A morada
Ainda com
a indolência própria dos gestos preguiçosos de noites repousantes, abri as
janelas que dão para a parte do jardim mais arborizada. Um pouco antes, no
escasso tempo que os passos percorreram entre a copa e a cozinha, chegara-me,
nítido, o chilreio da passarada. Estava habituada a ouvi-lo, mas não desta
forma. Entre a curiosidade, a surpresa e a inquietude, saindo para o exterior,
desafiando a frescura da manhã enevoada, quedei-me, atónita, confesso, na
contemplação daquele quadro inusitado e inquietante. Os pássaros voavam de um
lado para o outro num alvoroço confrangedor. Compreendi os sinais como se fora
um deles.
Sem aviso prévio, haviam sido despejados da sua morada. E
exprimiam a sua dor. Numa revolta que não poderia reverter, nem tampouco
amaciar. Eu tivera tempo para me preparar para a mudança. A razão tivera tempo
de preparar a emoção da perda. Irreversível. Imperativa há muito, mas que fora
adiando. Afinal não havia sido responsável pela plantação de árvores de grande
porte no jardim. Confiei no saber fazer de jardineiros. Agora, avisada pelos
tempos de constantes enganos, já me precavo e negoceio as regras para o meu
território.
Passou-se no meu quintal, hoje. Quantos quintais do meu país a
sofrerem a desfaçatez da incompetência e da negligência!
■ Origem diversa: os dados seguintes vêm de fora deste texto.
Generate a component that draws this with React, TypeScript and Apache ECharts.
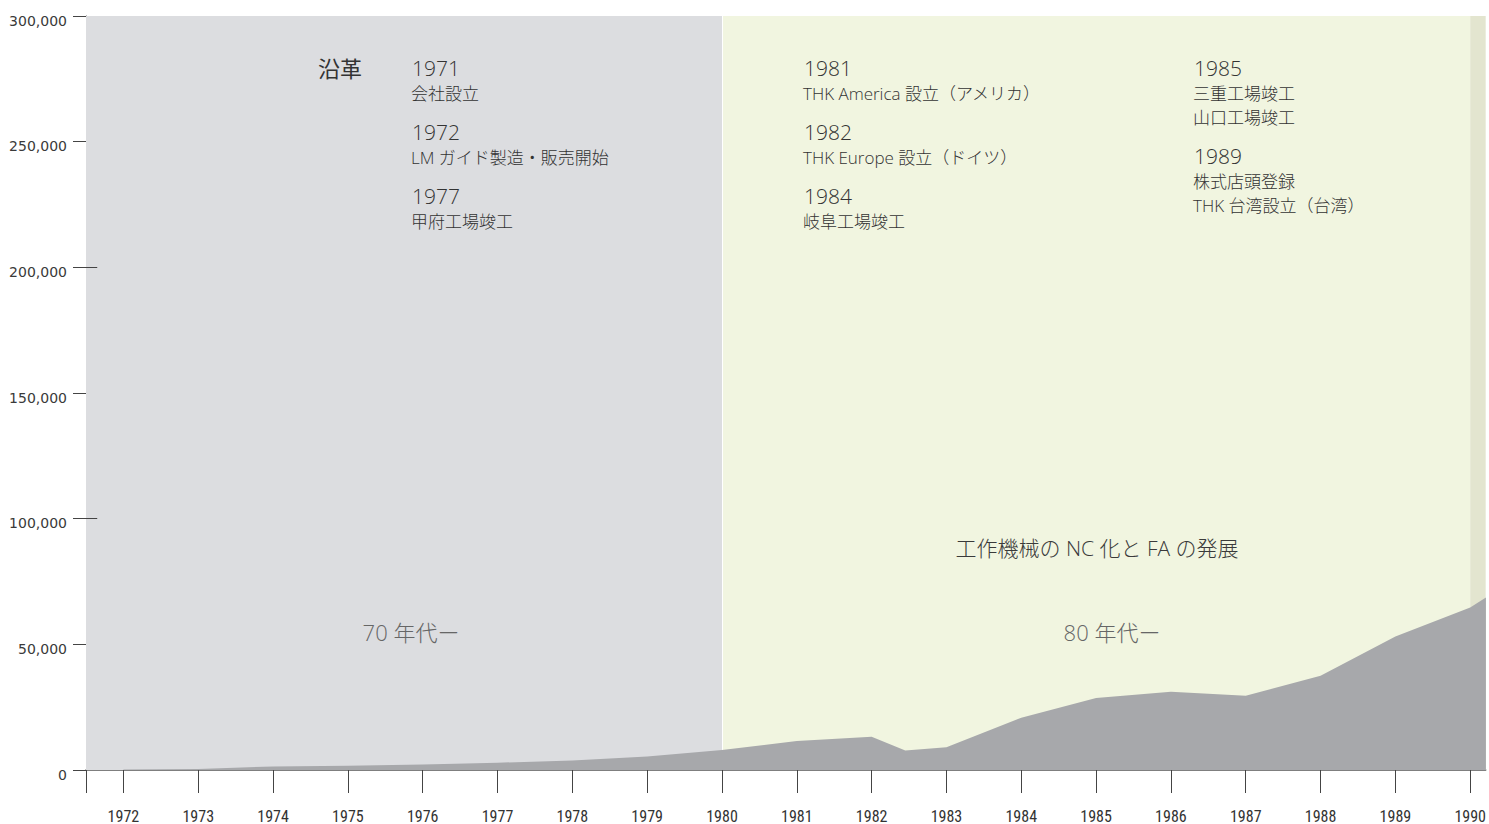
import React, { useEffect, useRef } from "react";
import * as echarts from "echarts";

// ---- data ----
const years = [1972, 1973, 1974, 1975, 1976, 1977, 1978, 1979, 1980, 1981, 1982, 1982.45, 1983, 1984, 1985, 1986, 1987, 1988, 1989, 1990, 1990.21];
const sales = [200, 400, 1400, 1700, 2200, 2900, 3800, 5400, 8000, 11500, 13200, 7800, 9100, 20800, 28600, 31100, 29500, 37500, 53100, 64700, 68600];
const tickYears = [1972, 1973, 1974, 1975, 1976, 1977, 1978, 1979, 1980, 1981, 1982, 1983, 1984, 1985, 1986, 1987, 1988, 1989, 1990];
const innerTickValues = [100000, 200000];
const eraRanges = [
  [1971.5, 1980],
  [1980, 1990],
  [1990, 1990.21],
];
const eraLabels = ["70 年代ー", "80 年代ー"];
const themeLabel = "工作機械の NC 化と FA の発展";
const historyTitle = "沿革";
const historyCol1 = [
  ["1971", "会社設立"],
  ["1972", "LM ガイド製造・販売開始"],
  ["1977", "甲府工場竣工"],
];
const historyCol2 = [
  ["1981", "THK America 設立（アメリカ）"],
  ["1982", "THK Europe 設立（ドイツ）"],
  ["1984", "岐阜工場竣工"],
];
const historyCol3 = [
  ["1985", "三重工場竣工", "山口工場竣工"],
  ["1989", "株式店頭登録", "THK 台湾設立（台湾）"],
];

const JP = "'Open Sans', 'Noto Sans CJK JP', sans-serif";

function txt(text: string, x: number, y: number, size: number, fill: string, align: string = "left", weight: any = 300) {
  return {
    type: "text",
    x,
    y,
    z: 100,
    silent: true,
    style: {
      text,
      fontSize: size,
      fontFamily: JP,
      fontWeight: weight,
      fill,
      align,
      textAlign: align,
      verticalAlign: "middle",
      textVerticalAlign: "middle",
    },
  };
}

export default function App() {
  const ref = useRef<HTMLDivElement>(null);
  useEffect(() => {
    if (!ref.current) return;
    const chart = echarts.init(ref.current, undefined, { renderer: "svg" });
    const xMin = 1971.5;
    const xMax = 1990.207;
    const bgColors = ["#dcdde0", "#f1f5e0", "#e3e5cf"];

    const graphics: any[] = [];
    graphics.push(txt(historyTitle, 318, 68, 22, "#333", "left", 400));
    historyCol1.forEach((h, i) => {
      graphics.push(txt(h[0], 412, 68 + i * 64, 21, "#333"));
      graphics.push(txt(h[1], 411, 93 + i * 64, 17, "#333"));
    });
    historyCol2.forEach((h, i) => {
      graphics.push(txt(h[0], 804, 68 + i * 64, 21, "#333"));
      graphics.push(txt(h[1], 803, 93 + i * 64, 17, "#333"));
    });
    historyCol3.forEach((h, i) => {
      const base = 68 + i * 88;
      graphics.push(txt(h[0], 1194, base, 21, "#333"));
      graphics.push(txt(h[1], 1193, base + 25, 17, "#333"));
      graphics.push(txt(h[2], 1193, base + 49, 17, "#333"));
    });
    graphics.push(txt(themeLabel, 1097, 548, 21, "#3a3a3a", "center"));
    graphics.push(txt(eraLabels[0], 411, 632, 22, "#666", "center"));
    graphics.push(txt(eraLabels[1], 1112, 632, 22, "#666", "center"));

    chart.setOption({
      animation: false,
      grid: { left: 86, right: 0, top: 16, bottom: 53 },
      xAxis: {
        type: "value",
        min: xMin,
        max: xMax,
        axisLine: { show: true, onZero: false, lineStyle: { color: "#555", width: 1.5 } },
        axisTick: {
          show: true,
          length: 23,
          customValues: [xMin, ...tickYears],
          lineStyle: { color: "#444", width: 1 },
        },
        axisLabel: {
          show: true,
          customValues: tickYears,
          margin: 38,
          fontSize: 16,
          fontFamily: "'Liberation Sans Narrow', 'Roboto Condensed', 'Liberation Sans', sans-serif",
          color: "#333",
          formatter: (v: number) => String(Math.round(v)),
        },
        splitLine: { show: false },
      },
      yAxis: {
        type: "value",
        min: 0,
        max: 300000,
        interval: 50000,
        axisLine: { show: true, lineStyle: { color: "#555", width: 1 } },
        axisTick: { show: true, length: 13, lineStyle: { color: "#444", width: 1 } },
        axisLabel: {
          margin: 19,
          fontSize: 14,
          fontFamily: "'DejaVu Sans', sans-serif",
          color: "#3a3a3a",
          verticalAlign: "top",
          lineHeight: 9,
          formatter: (v: number) => v.toLocaleString("en-US"),
        },
        splitLine: { show: false },
      },
      series: [
        {
          type: "line",
          z: 2,
          data: years.map((y, i) => [y, sales[i]]),
          symbol: "none",
          lineStyle: { width: 0 },
          areaStyle: { color: "#a7a8ab", opacity: 1 },
          silent: true,
          markArea: {
            silent: true,
            z: 1,
            data: eraRanges.map((r, i) => [
              { xAxis: r[0], yAxis: 0, itemStyle: { color: bgColors[i] } },
              { xAxis: r[1], yAxis: 300000 },
            ]),
          },
          markLine: {
            silent: true,
            z: 1.5,
            symbol: ["none", "none"],
            label: { show: false },
            data: [
              [
                { coord: [1980, 0], lineStyle: { color: "#ffffff", width: 1, type: "solid" } },
                { coord: [1980, 300000] },
              ],
              ...innerTickValues.map((v) => [
                { coord: [xMin, v], lineStyle: { color: "#444", width: 1, type: "solid" } },
                { coord: [xMin + 0.15, v] },
              ]),
            ],
          },
        },
      ],
      graphic: graphics,
    });
    return () => chart.dispose();
  }, []);
  return (
    <div
      ref={ref}
      style={{ position: "fixed", left: 0, top: 0, right: 0, bottom: 0, background: "#fff" }}
    />
  );
}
Quantos quintais a
precisarem de um planeamento holístico! Urgente evitar dores. Todos somos
Terra! Felizmente, há outras moradas por ali. E este pensamento aliviou-me, tal
como a notícia que ouvi, quase em simultâneo ao narrado, de medidas que vão ser
adotadas, preventivas da calamidade dos fogos. Coincidência? Não. Apenas necessidades
e urgências. Apenas os gritos da Terra a imporem-se, antes que, como escrevi no
poema Ardem-me os olhos :
Será a mãe nossa que pedirá algozes,
antes que todos os filhos nasçam estropiados.
Odete Ferreira - 27-10-16
Adenda em 28-10:
Hoje, apressei-me a abrir as janelas. O chilreio da passarada havia
retomado a sua cadência normal e o voo era apenas voo. Como bons vizinhos, as
moradas desocupadas acolheram novos inquilinos. Senti-me mais leve.